Uzasadnione obawy przedsiębiorców
– Stawki podatku od nieruchomości biznesowych mogą być prawie 29 razy większe niż od mieszkań, różnica jest więc ogromna – informował w rozmowie z Rzeczpospolitą Piotr Juszczyk, doradca podatkowy w inFakt. Nie dziwi więc fakt, że przedsiębiorcy, którzy prowadzą swój biznes w miejscach, gdzie jednocześnie żyją, mieli spore obawy.
Jak informuje gazeta, wątpliwości w tej sprawie powstały po niekorzystnym dla podatników orzecznictwie w stosunku przedsiębiorców, którzy rozliczają w firmie wynajem mieszkań.
– Z wyroków wynika, że od wynajmowanych w biznesie mieszkań trzeba płacić wyższy podatek od nieruchomości. Potwierdziło to Ministerstwo Finansów, zapowiedziało też, że przeanalizuje dokładniej zasady opodatkowania nieruchomości mieszkalnych – podkreślał dr Piotr Sekulski, doradca podatkowy w kancelarii Outsourced.pl, pytany przez dziennik.
Ministerstwo Finansów rozwiewa wątpliwości
Dziennikarze RZ postanowili sprawdzić te doniesienia u źródła, czyli w resorcie finansów. – Lokal mieszkalny, w którym przedsiębiorca ma zarejestrowaną firmę, wykorzystywany jednocześnie do prowadzenia działalności gospodarczej i do codziennego życia przedsiębiorcy podlega opodatkowaniu podatkiem od nieruchomości według niższej stawki – poinformowało ministerstwo w odpowiedzi.

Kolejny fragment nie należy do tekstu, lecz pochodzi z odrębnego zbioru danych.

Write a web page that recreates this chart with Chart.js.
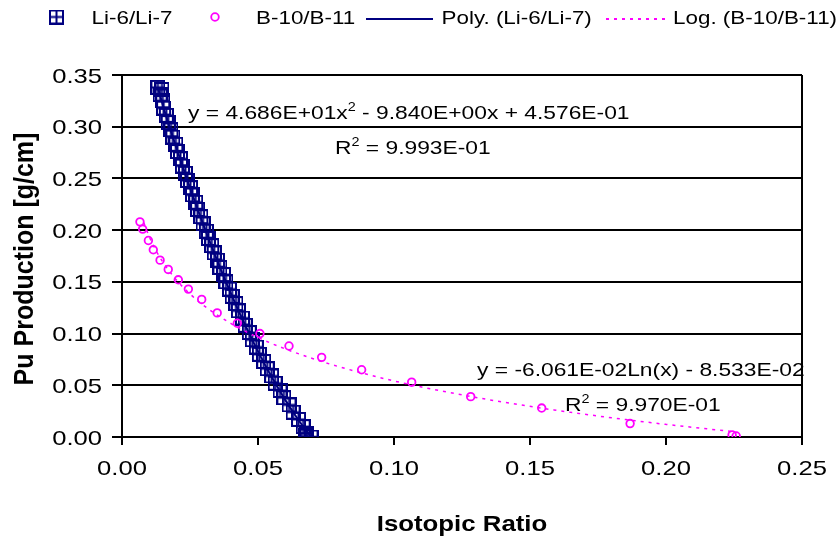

Tym samym, niemal milion przedsiębiorców w naszym kraju, którzy prowadzą biznes na terenie swojego miejsca zamieszkania, mogą odetchnąć z ulgą. Informacja jest o tyle pozytywna, że przecież czasy, szczególnie dla małych firm są niezwykle ciężkie.
Wtedy zapłacisz wyższy podatek od nieruchomości
Eksperci nie mają wątpliwości. – Prowadzący domowe firmy mogą więc spać spokojnie. Zostaje stara zasada: jeśli w lokalu nie tylko masz biznes, ale także mieszkasz, podatek od nieruchomości jest niższy – mówi Piotr Juszczyk w rozmowie z Rzeczpospolitą.
Specjalista podkreśla jednak, że w sytuacji, w której prowadzona działalność uniemożliwi nam dalsze mieszkanie w danym lokum, wtedy “załapiemy się” na wyższą daninę. Jako przykład ekspert podaje m.in. gabinet lekarski, pracownię architektoniczną czy magazyn towarów.